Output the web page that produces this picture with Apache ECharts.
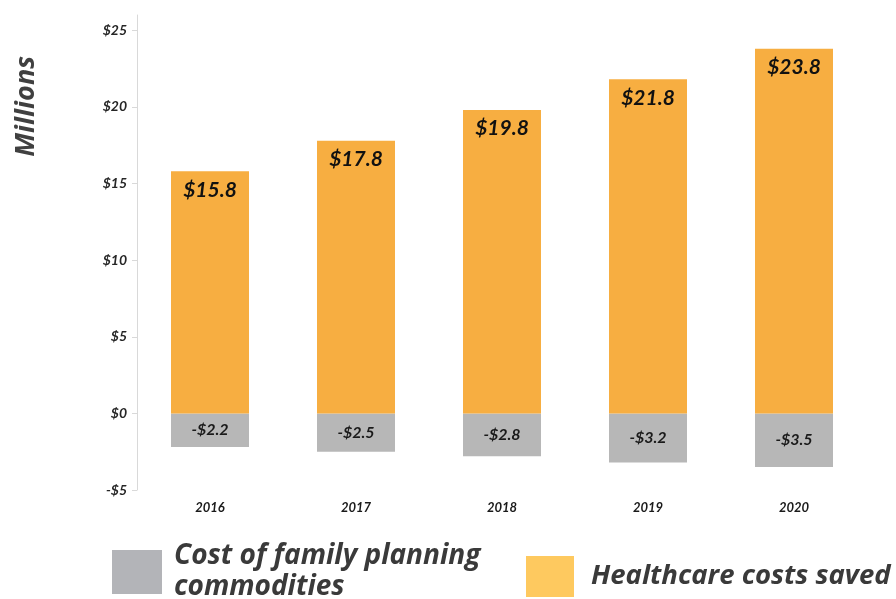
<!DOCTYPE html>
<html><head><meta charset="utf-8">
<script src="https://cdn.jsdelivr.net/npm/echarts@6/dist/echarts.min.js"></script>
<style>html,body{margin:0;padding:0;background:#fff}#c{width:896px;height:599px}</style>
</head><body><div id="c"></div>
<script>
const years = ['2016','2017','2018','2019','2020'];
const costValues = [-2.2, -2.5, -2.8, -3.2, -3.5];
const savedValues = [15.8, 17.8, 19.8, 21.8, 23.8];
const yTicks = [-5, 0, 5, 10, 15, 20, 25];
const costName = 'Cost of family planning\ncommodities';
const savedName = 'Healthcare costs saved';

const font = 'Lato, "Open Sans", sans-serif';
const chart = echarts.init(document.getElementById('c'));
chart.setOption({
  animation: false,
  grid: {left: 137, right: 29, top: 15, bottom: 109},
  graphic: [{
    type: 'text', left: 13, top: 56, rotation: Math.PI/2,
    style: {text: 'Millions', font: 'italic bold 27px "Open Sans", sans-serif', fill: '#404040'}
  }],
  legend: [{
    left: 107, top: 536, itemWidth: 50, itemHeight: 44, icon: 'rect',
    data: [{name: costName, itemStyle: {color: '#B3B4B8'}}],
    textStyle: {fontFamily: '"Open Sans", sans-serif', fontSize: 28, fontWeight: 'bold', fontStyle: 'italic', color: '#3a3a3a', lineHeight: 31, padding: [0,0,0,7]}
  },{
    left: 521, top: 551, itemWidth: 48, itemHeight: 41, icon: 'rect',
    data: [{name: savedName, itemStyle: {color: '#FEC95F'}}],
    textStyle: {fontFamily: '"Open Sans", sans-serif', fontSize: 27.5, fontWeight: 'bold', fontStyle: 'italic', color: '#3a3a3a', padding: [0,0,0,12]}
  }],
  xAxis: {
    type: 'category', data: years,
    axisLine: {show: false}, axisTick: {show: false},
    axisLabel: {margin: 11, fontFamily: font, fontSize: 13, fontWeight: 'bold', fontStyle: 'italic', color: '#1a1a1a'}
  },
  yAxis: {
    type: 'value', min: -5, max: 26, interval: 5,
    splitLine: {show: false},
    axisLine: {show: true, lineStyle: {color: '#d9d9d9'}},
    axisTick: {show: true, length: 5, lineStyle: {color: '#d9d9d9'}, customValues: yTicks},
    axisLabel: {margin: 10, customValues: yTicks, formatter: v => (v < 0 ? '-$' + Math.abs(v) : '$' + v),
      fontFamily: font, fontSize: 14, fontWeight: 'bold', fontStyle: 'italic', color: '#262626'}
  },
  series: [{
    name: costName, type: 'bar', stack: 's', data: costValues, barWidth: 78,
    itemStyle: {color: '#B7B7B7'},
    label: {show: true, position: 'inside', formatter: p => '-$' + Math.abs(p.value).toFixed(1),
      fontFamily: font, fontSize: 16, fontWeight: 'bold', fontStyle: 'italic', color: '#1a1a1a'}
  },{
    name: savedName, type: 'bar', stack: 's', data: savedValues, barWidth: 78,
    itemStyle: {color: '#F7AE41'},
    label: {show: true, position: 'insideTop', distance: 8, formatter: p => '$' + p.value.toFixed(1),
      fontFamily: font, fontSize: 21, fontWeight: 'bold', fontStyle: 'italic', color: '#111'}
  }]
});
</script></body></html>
__________
[EXERCISE PROMPT]:
Print, exactly as written, the lines above from the first one to the one containing "const savedName = 'Healthcare costs saved';". Leave out pictures.

[WRITTEN RESPONSE]:
Output the web page that produces this picture with Apache ECharts.
<!DOCTYPE html>
<html><head><meta charset="utf-8">
<script src="https://cdn.jsdelivr.net/npm/echarts@6/dist/echarts.min.js"></script>
<style>html,body{margin:0;padding:0;background:#fff}#c{width:896px;height:599px}</style>
</head><body><div id="c"></div>
<script>
const years = ['2016','2017','2018','2019','2020'];
const costValues = [-2.2, -2.5, -2.8, -3.2, -3.5];
const savedValues = [15.8, 17.8, 19.8, 21.8, 23.8];
const yTicks = [-5, 0, 5, 10, 15, 20, 25];
const costName = 'Cost of family planning\ncommodities';
const savedName = 'Healthcare costs saved';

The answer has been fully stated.